⟨

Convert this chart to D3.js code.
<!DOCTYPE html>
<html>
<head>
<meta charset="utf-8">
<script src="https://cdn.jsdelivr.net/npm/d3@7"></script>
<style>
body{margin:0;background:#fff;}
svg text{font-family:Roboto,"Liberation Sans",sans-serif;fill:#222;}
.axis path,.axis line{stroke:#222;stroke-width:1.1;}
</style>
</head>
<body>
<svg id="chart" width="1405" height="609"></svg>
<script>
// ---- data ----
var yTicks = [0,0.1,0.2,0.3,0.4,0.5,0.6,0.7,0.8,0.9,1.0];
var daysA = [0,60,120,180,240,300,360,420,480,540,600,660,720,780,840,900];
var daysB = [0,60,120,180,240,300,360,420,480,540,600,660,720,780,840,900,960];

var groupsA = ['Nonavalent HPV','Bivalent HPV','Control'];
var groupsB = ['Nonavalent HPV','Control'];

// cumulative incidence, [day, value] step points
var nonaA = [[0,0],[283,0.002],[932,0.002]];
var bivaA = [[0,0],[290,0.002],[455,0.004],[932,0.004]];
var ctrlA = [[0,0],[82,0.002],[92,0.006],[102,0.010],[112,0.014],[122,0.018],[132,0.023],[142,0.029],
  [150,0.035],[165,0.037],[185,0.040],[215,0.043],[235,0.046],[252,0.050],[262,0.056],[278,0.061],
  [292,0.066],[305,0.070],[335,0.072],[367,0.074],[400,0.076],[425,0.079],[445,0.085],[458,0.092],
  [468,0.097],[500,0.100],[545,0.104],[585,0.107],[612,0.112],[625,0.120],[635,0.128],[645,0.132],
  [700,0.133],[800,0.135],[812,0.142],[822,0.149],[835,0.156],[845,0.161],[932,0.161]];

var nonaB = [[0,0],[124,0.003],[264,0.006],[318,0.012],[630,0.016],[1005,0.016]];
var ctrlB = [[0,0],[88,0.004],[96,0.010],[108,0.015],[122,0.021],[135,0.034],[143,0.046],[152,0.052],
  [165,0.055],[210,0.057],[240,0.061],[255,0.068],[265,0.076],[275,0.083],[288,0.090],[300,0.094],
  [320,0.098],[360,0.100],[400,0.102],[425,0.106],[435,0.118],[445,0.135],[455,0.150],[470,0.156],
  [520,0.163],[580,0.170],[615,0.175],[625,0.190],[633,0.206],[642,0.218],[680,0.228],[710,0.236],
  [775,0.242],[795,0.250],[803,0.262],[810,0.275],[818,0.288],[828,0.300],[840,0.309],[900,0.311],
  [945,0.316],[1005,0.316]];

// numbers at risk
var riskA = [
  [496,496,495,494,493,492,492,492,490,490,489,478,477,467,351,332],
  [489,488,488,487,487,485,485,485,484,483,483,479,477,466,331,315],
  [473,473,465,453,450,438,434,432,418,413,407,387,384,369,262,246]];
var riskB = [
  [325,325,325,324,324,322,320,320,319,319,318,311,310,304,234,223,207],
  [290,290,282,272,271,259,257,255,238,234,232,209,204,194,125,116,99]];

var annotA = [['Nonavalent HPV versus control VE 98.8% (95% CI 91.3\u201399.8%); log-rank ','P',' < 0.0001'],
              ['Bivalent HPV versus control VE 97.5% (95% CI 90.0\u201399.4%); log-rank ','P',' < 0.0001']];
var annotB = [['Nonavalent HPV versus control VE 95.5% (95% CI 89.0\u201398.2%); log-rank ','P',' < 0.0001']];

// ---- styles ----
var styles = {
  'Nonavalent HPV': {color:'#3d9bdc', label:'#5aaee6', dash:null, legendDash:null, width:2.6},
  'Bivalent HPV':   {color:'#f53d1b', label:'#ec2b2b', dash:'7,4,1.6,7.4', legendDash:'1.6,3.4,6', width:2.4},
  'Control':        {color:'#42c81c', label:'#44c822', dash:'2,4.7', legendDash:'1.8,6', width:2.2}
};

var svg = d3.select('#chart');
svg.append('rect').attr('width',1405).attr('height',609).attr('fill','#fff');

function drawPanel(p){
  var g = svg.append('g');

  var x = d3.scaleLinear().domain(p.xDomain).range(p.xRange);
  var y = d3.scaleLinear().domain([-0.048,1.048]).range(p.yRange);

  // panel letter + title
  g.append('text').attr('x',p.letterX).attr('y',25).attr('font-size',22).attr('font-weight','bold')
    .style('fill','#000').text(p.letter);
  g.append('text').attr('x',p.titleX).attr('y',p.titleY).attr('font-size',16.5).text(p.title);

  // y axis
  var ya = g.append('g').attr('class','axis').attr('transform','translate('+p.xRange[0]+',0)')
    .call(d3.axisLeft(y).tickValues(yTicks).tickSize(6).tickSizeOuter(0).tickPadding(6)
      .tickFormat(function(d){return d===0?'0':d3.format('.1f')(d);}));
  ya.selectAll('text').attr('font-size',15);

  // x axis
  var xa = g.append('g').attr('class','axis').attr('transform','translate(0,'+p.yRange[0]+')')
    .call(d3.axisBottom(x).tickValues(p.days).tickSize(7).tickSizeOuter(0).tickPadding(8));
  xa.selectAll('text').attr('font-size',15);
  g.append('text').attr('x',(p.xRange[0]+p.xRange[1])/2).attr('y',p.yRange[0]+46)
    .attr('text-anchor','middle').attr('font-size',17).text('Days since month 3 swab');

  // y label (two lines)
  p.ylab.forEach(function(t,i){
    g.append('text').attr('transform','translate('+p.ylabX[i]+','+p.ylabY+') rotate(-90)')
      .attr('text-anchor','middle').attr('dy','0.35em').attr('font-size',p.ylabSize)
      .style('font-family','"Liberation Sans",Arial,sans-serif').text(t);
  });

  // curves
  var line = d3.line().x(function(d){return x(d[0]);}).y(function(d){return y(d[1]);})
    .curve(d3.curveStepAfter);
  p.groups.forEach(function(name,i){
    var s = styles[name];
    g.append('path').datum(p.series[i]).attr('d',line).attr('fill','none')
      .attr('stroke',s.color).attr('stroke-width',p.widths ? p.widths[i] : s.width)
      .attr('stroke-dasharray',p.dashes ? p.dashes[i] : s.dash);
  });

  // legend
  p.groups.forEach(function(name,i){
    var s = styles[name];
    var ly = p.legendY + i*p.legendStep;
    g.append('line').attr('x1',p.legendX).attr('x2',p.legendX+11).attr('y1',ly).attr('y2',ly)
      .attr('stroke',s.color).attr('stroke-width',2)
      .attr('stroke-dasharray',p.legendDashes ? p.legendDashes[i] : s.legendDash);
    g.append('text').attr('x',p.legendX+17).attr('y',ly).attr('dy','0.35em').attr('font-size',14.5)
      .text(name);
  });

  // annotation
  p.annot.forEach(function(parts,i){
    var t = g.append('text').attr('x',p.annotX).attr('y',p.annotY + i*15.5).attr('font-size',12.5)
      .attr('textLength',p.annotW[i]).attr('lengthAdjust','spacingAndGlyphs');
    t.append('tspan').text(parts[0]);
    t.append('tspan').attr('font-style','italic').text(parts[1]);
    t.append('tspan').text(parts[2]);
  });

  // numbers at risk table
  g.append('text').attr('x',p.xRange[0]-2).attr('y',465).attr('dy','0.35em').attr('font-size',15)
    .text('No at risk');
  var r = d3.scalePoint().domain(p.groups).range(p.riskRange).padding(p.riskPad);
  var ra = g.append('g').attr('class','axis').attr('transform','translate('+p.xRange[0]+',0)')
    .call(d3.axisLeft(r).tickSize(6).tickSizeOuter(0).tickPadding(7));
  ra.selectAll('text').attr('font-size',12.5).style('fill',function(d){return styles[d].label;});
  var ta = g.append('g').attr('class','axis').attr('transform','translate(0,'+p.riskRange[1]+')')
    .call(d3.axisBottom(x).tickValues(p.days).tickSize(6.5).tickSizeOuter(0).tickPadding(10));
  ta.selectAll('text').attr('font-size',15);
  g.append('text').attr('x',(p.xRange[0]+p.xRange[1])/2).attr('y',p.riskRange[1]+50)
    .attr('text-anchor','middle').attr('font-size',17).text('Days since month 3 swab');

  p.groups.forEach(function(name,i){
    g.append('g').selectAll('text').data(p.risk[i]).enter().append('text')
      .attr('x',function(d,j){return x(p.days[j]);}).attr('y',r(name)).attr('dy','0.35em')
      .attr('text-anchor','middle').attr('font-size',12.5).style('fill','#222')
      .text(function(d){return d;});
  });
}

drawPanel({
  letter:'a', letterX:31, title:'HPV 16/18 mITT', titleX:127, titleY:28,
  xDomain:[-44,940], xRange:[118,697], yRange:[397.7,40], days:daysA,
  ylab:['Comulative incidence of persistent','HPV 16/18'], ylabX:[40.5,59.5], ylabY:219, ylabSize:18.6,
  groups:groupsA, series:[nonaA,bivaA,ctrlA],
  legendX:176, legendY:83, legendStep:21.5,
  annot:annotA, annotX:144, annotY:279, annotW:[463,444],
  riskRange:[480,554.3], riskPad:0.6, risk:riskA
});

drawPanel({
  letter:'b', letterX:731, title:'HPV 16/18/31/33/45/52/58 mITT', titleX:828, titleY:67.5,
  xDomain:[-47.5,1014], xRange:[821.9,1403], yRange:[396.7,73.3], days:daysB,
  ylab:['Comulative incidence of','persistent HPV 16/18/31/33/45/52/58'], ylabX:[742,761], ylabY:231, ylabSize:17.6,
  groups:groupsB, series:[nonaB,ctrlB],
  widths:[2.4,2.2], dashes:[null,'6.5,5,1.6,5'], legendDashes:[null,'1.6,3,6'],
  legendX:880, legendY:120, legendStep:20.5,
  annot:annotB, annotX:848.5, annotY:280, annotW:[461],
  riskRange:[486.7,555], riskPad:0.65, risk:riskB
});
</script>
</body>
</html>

⟩
⟨

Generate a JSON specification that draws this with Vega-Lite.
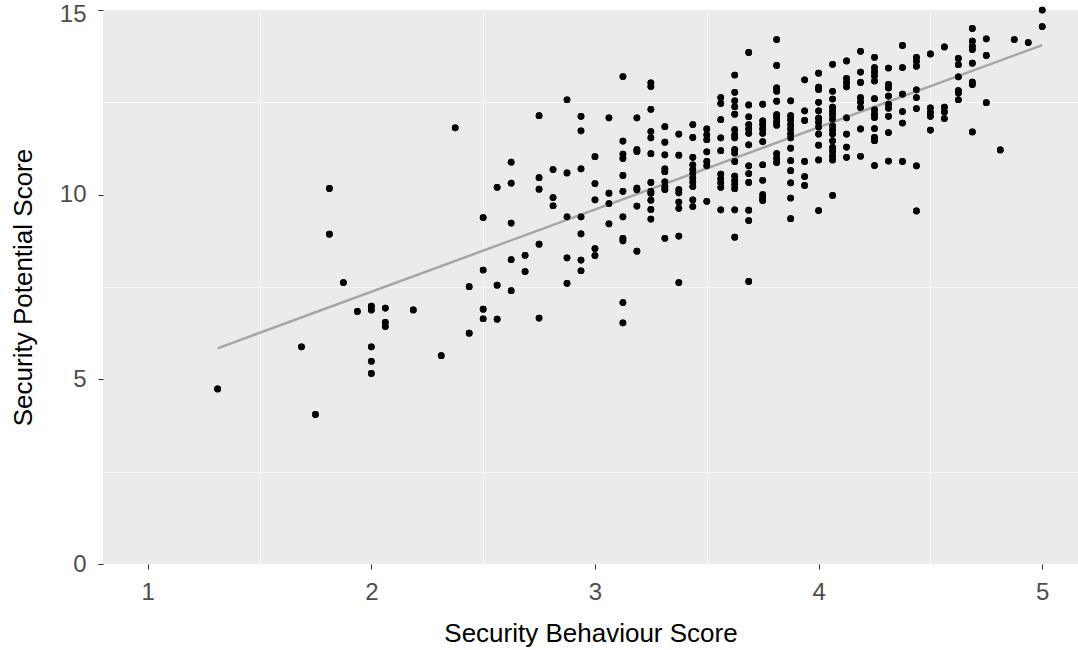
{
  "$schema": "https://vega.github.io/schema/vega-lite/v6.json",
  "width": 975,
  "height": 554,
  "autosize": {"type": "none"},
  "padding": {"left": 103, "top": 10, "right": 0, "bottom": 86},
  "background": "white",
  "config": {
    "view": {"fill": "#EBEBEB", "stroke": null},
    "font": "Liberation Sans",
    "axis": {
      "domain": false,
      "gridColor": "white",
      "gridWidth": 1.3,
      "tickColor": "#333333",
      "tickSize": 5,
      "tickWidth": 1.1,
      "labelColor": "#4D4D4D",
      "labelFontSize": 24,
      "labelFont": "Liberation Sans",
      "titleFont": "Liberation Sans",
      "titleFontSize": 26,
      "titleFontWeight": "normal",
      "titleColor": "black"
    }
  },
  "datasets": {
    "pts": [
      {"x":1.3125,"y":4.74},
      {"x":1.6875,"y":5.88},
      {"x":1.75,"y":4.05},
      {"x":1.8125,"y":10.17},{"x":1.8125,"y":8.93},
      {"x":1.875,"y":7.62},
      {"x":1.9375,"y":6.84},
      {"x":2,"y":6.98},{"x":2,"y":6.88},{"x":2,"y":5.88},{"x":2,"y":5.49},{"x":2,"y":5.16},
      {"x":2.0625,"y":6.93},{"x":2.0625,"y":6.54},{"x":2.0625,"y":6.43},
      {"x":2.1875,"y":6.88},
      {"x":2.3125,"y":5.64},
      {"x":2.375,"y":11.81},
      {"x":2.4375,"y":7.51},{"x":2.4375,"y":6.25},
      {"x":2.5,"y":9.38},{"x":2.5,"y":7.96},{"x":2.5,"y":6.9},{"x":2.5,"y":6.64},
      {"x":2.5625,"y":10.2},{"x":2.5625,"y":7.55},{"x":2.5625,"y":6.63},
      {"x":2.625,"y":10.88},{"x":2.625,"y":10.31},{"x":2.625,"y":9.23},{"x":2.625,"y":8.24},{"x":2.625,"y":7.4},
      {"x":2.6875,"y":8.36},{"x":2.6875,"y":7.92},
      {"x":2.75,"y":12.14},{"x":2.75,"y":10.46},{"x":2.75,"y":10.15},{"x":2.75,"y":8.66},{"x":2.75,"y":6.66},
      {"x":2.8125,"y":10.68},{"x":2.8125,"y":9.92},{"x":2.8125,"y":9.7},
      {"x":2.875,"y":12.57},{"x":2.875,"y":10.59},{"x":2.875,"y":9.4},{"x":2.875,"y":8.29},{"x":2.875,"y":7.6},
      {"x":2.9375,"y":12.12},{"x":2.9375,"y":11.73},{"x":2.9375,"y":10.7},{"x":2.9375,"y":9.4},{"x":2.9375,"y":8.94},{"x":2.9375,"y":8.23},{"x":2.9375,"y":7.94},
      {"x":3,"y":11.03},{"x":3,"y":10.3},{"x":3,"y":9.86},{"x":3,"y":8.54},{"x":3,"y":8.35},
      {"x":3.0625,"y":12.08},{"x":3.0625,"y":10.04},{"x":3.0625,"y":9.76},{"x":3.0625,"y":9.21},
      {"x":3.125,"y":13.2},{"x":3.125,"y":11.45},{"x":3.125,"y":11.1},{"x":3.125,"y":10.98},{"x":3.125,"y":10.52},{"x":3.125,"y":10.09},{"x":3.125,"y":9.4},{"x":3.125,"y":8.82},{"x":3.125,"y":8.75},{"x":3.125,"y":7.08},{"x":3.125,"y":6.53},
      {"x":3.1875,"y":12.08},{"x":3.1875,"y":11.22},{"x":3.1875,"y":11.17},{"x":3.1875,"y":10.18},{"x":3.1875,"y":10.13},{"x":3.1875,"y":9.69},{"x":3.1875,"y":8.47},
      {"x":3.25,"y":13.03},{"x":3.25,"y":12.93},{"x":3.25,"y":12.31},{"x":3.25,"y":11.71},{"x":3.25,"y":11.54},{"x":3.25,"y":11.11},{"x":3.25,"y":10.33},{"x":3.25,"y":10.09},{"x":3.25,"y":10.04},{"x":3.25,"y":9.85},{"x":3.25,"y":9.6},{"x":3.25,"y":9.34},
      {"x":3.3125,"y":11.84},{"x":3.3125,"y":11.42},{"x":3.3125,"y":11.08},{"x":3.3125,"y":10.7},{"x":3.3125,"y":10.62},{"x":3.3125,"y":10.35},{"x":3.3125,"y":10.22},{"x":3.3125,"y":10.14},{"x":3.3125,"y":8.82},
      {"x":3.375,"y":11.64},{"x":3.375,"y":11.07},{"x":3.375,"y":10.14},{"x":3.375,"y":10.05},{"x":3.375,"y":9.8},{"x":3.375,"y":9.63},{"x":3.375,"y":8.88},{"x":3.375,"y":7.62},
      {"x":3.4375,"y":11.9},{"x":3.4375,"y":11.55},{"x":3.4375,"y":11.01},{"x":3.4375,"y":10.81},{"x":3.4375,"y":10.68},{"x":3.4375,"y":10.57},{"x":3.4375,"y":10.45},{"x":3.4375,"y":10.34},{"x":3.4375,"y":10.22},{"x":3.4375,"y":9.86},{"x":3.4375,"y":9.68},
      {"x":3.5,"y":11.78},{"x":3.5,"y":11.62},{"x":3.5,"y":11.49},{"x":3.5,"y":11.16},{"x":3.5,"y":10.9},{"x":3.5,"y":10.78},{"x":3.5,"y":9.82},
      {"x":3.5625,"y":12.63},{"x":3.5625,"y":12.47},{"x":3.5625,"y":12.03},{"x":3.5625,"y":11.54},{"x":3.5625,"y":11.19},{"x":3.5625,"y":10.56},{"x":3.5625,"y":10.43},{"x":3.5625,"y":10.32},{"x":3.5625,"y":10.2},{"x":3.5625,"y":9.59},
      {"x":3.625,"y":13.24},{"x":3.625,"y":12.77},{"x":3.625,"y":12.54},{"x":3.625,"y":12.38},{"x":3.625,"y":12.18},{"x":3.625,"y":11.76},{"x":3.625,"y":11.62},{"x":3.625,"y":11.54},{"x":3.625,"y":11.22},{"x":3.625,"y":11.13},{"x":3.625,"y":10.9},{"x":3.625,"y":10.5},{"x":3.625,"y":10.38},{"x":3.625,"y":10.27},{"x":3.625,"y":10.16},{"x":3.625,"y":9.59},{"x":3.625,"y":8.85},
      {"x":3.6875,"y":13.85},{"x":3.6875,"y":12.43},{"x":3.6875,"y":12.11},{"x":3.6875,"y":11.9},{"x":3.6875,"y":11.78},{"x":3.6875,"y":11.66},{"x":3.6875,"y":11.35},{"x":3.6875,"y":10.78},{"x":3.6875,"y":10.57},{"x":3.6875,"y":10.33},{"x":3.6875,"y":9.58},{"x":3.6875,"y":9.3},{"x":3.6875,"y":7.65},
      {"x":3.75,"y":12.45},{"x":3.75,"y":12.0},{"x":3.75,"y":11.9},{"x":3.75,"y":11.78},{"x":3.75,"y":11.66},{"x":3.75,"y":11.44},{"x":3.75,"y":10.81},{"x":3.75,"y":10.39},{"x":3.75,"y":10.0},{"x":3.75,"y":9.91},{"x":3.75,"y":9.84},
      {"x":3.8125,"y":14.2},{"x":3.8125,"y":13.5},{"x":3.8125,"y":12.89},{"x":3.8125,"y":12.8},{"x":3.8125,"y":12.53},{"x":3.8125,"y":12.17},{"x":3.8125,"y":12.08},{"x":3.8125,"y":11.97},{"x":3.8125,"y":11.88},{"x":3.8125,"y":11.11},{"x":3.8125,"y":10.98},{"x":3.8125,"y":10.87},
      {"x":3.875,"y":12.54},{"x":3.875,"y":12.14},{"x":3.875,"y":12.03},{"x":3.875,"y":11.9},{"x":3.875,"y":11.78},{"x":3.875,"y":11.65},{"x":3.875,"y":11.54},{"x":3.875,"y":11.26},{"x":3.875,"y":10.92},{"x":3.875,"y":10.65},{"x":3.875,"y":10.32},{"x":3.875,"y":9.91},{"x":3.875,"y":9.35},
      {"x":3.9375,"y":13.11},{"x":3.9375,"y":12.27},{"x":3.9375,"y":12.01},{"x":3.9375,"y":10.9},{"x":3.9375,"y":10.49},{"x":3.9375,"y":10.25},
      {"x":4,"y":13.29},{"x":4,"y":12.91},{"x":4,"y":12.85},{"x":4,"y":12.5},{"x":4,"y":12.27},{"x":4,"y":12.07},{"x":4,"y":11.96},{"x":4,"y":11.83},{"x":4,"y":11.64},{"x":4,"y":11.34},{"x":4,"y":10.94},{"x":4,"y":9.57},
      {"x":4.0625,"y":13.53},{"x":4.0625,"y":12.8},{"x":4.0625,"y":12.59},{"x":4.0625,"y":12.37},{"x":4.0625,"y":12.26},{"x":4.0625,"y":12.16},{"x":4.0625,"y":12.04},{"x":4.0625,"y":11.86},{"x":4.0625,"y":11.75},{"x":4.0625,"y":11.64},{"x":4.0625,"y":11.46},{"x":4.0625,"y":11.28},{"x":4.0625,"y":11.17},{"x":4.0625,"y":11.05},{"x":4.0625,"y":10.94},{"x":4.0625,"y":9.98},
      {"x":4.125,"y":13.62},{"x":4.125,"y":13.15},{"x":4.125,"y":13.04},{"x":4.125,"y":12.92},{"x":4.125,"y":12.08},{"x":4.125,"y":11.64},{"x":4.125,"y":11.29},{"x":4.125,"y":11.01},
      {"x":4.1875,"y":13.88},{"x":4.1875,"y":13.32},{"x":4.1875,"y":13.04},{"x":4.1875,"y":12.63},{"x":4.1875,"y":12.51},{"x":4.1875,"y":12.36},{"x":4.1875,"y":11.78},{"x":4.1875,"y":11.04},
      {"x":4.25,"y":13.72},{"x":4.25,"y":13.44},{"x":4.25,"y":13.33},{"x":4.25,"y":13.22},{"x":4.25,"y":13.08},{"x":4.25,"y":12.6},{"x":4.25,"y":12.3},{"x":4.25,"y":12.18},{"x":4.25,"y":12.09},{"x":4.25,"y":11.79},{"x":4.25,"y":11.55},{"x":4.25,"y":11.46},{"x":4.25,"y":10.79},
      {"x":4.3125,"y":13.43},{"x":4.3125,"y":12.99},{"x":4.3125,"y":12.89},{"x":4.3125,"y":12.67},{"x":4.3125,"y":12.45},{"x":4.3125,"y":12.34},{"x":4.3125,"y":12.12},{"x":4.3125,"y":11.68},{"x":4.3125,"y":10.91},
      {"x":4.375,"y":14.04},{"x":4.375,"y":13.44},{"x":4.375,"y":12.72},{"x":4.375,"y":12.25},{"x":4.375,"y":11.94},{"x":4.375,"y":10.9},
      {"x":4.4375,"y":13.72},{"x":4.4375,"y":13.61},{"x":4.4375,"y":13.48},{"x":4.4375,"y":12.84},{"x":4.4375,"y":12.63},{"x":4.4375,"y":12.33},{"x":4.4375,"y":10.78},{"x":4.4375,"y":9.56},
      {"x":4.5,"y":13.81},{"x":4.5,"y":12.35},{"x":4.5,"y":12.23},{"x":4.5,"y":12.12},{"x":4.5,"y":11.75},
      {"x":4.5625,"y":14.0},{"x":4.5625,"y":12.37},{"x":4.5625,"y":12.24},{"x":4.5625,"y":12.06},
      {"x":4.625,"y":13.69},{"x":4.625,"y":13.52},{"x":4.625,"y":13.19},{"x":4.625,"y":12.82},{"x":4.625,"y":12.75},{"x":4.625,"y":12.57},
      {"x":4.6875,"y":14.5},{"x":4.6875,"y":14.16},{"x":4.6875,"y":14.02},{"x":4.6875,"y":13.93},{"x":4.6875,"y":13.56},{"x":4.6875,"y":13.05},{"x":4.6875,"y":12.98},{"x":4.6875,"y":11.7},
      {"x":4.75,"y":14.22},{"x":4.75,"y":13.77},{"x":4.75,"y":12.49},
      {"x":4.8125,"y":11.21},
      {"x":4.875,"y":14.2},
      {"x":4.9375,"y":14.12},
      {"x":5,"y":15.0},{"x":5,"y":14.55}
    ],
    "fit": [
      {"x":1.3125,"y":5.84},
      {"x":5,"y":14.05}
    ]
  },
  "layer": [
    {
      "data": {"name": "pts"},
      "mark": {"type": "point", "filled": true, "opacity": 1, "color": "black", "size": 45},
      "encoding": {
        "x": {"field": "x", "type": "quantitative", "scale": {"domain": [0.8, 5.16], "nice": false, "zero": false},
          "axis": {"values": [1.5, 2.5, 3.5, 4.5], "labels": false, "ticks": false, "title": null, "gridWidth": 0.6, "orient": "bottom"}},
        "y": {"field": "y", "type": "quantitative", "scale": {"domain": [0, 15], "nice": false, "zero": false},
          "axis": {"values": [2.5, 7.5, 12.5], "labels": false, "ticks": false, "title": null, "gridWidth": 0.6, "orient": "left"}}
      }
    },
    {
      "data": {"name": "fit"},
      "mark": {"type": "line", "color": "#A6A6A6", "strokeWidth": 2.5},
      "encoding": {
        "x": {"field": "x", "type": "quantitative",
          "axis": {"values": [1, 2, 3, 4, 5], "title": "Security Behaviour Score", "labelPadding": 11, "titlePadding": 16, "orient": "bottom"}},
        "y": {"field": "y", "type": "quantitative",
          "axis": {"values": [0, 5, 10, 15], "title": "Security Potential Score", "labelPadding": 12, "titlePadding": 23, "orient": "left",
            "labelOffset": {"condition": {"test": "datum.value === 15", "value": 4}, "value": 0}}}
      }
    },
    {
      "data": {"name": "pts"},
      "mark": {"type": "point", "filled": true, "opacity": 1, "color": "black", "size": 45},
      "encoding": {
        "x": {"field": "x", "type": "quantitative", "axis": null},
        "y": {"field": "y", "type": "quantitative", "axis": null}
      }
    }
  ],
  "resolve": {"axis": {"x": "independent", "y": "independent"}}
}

⟩

TASK GOAL: Count each line above in which the string "chart" appears, then state only the total.

WRITTEN RESPONSE: 3